Your goal: Leave out the pictures and restate the rest of the data exactly.

Data extract:
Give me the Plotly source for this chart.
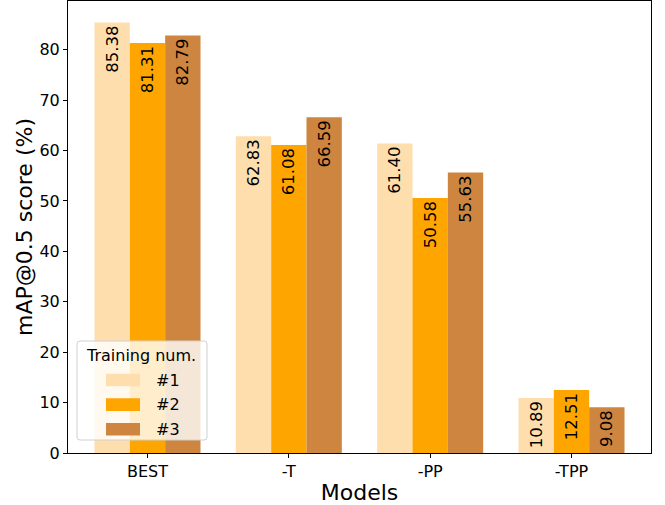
import plotly.graph_objects as go

models = ["BEST", "-T", "-PP", "-TPP"]
run1 = [85.38, 62.83, 61.40, 10.89]
run2 = [81.31, 61.08, 50.58, 12.51]
run3 = [82.79, 66.59, 55.63, 9.08]
run_names = ["#1", "#2", "#3"]
run_colors = ["#FFDEAD", "#FFA500", "#CD853F"]
legend_title = "Training num."

FONT = "DejaVu Sans"
W, H = 665, 505
ML, MR, MT, MB = 68, 14, 1, 52
PW, PH = W - ML - MR, H - MT - MB


def px(x):
    return (x - ML) / PW


def py(y):
    return (H - MB - y) / PH


fig = go.Figure()
for name, vals, color in zip(run_names, [run1, run2, run3], run_colors):
    fig.add_trace(go.Bar(
        x=models, y=vals, name=name, showlegend=False,
        marker=dict(color=color, line=dict(width=0)),
        text=[f"{v:.2f}" for v in vals],
        textposition="inside", insidetextanchor="end",
        textangle=-90, constraintext="none",
        textfont=dict(family=FONT, size=16.5, color="black"),
    ))

# legend box drawn as shapes over the bars (semi-transparent frame)
shapes = []
annotations = []
x0, x1, y0, y1, r = 77, 207, 341, 440, 3
path = (f"M {px(x0 + r)} {py(y0)} L {px(x1 - r)} {py(y0)} "
        f"Q {px(x1)} {py(y0)} {px(x1)} {py(y0 + r)} L {px(x1)} {py(y1 - r)} "
        f"Q {px(x1)} {py(y1)} {px(x1 - r)} {py(y1)} L {px(x0 + r)} {py(y1)} "
        f"Q {px(x0)} {py(y1)} {px(x0)} {py(y1 - r)} L {px(x0)} {py(y0 + r)} "
        f"Q {px(x0)} {py(y0)} {px(x0 + r)} {py(y0)} Z")
shapes.append(dict(type="path", path=path, xref="paper", yref="paper",
                   fillcolor="rgba(255,255,255,0.8)",
                   line=dict(color="#d0d0d0", width=1), layer="above"))
annotations.append(dict(text=legend_title, x=px(141), y=py(355), xref="paper", yref="paper",
                        showarrow=False, xanchor="center", yanchor="middle",
                        font=dict(family=FONT, size=16, color="black")))
for i, (name, color) in enumerate(zip(run_names, run_colors)):
    cy = 380 + i * 24.6
    shapes.append(dict(type="rect", xref="paper", yref="paper",
                       x0=px(106), x1=px(140), y0=py(cy - 6.3), y1=py(cy + 6.3),
                       fillcolor=color, line=dict(width=0), layer="above"))
    annotations.append(dict(text=name, x=px(154), y=py(cy), xref="paper", yref="paper",
                            showarrow=False, xanchor="left", yanchor="middle",
                            font=dict(family=FONT, size=16, color="black")))

fig.update_layout(
    width=W, height=H,
    margin=dict(l=ML, r=MR, t=MT, b=MB),
    paper_bgcolor="white", plot_bgcolor="white",
    barmode="group", bargap=0.25, bargroupgap=0,
    font=dict(family=FONT, size=16, color="black"),
    shapes=shapes, annotations=annotations,
    xaxis=dict(
        range=[-0.5625, 3.5625],
        showline=True, linecolor="black", linewidth=1, mirror=True,
        ticks="outside", ticklen=4, tickcolor="black",
        tickfont=dict(family=FONT, size=16),
        title=dict(text="Models", font=dict(family=FONT, size=22), standoff=4),
    ),
    yaxis=dict(
        range=[0, 89.65], dtick=10, showgrid=False, zeroline=False,
        showline=True, linecolor="black", linewidth=1, mirror=True,
        ticks="outside", ticklen=4, tickcolor="black",
        tickfont=dict(family=FONT, size=16),
        title=dict(text="mAP@0.5 score (%)", font=dict(family=FONT, size=22), standoff=0),
    ),
)

fig.write_html("out.html")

The completed task:
Give me the Plotly source for this chart.
import plotly.graph_objects as go

models = ["BEST", "-T", "-PP", "-TPP"]
run1 = [85.38, 62.83, 61.40, 10.89]
run2 = [81.31, 61.08, 50.58, 12.51]
run3 = [82.79, 66.59, 55.63, 9.08]
run_names = ["#1", "#2", "#3"]
run_colors = ["#FFDEAD", "#FFA500", "#CD853F"]
legend_title = "Training num."

FONT = "DejaVu Sans"
W, H = 665, 505
ML, MR, MT, MB = 68, 14, 1, 52
PW, PH = W - ML - MR, H - MT - MB


def px(x):
    return (x - ML) / PW


def py(y):
    return (H - MB - y) / PH


fig = go.Figure()
for name, vals, color in zip(run_names, [run1, run2, run3], run_colors):
    fig.add_trace(go.Bar(
        x=models, y=vals, name=name, showlegend=False,
        marker=dict(color=color, line=dict(width=0)),
        text=[f"{v:.2f}" for v in vals],
        textposition="inside", insidetextanchor="end",
        textangle=-90, constraintext="none",
        textfont=dict(family=FONT, size=16.5, color="black"),
    ))

# legend box drawn as shapes over the bars (semi-transparent frame)
shapes = []
annotations = []
x0, x1, y0, y1, r = 77, 207, 341, 440, 3
path = (f"M {px(x0 + r)} {py(y0)} L {px(x1 - r)} {py(y0)} "
        f"Q {px(x1)} {py(y0)} {px(x1)} {py(y0 + r)} L {px(x1)} {py(y1 - r)} "
        f"Q {px(x1)} {py(y1)} {px(x1 - r)} {py(y1)} L {px(x0 + r)} {py(y1)} "
        f"Q {px(x0)} {py(y1)} {px(x0)} {py(y1 - r)} L {px(x0)} {py(y0 + r)} "
        f"Q {px(x0)} {py(y0)} {px(x0 + r)} {py(y0)} Z")
shapes.append(dict(type="path", path=path, xref="paper", yref="paper",
                   fillcolor="rgba(255,255,255,0.8)",
                   line=dict(color="#d0d0d0", width=1), layer="above"))
annotations.append(dict(text=legend_title, x=px(141), y=py(355), xref="paper", yref="paper",
                        showarrow=False, xanchor="center", yanchor="middle",
                        font=dict(family=FONT, size=16, color="black")))
for i, (name, color) in enumerate(zip(run_names, run_colors)):
    cy = 380 + i * 24.6
    shapes.append(dict(type="rect", xref="paper", yref="paper",
                       x0=px(106), x1=px(140), y0=py(cy - 6.3), y1=py(cy + 6.3),
                       fillcolor=color, line=dict(width=0), layer="above"))
    annotations.append(dict(text=name, x=px(154), y=py(cy), xref="paper", yref="paper",
                            showarrow=False, xanchor="left", yanchor="middle",
                            font=dict(family=FONT, size=16, color="black")))

fig.update_layout(
    width=W, height=H,
    margin=dict(l=ML, r=MR, t=MT, b=MB),
    paper_bgcolor="white", plot_bgcolor="white",
    barmode="group", bargap=0.25, bargroupgap=0,
    font=dict(family=FONT, size=16, color="black"),
    shapes=shapes, annotations=annotations,
    xaxis=dict(
        range=[-0.5625, 3.5625],
        showline=True, linecolor="black", linewidth=1, mirror=True,
        ticks="outside", ticklen=4, tickcolor="black",
        tickfont=dict(family=FONT, size=16),
        title=dict(text="Models", font=dict(family=FONT, size=22), standoff=4),
    ),
    yaxis=dict(
        range=[0, 89.65], dtick=10, showgrid=False, zeroline=False,
        showline=True, linecolor="black", linewidth=1, mirror=True,
        ticks="outside", ticklen=4, tickcolor="black",
        tickfont=dict(family=FONT, size=16),
        title=dict(text="mAP@0.5 score (%)", font=dict(family=FONT, size=22), standoff=0),
    ),
)

fig.write_html("out.html")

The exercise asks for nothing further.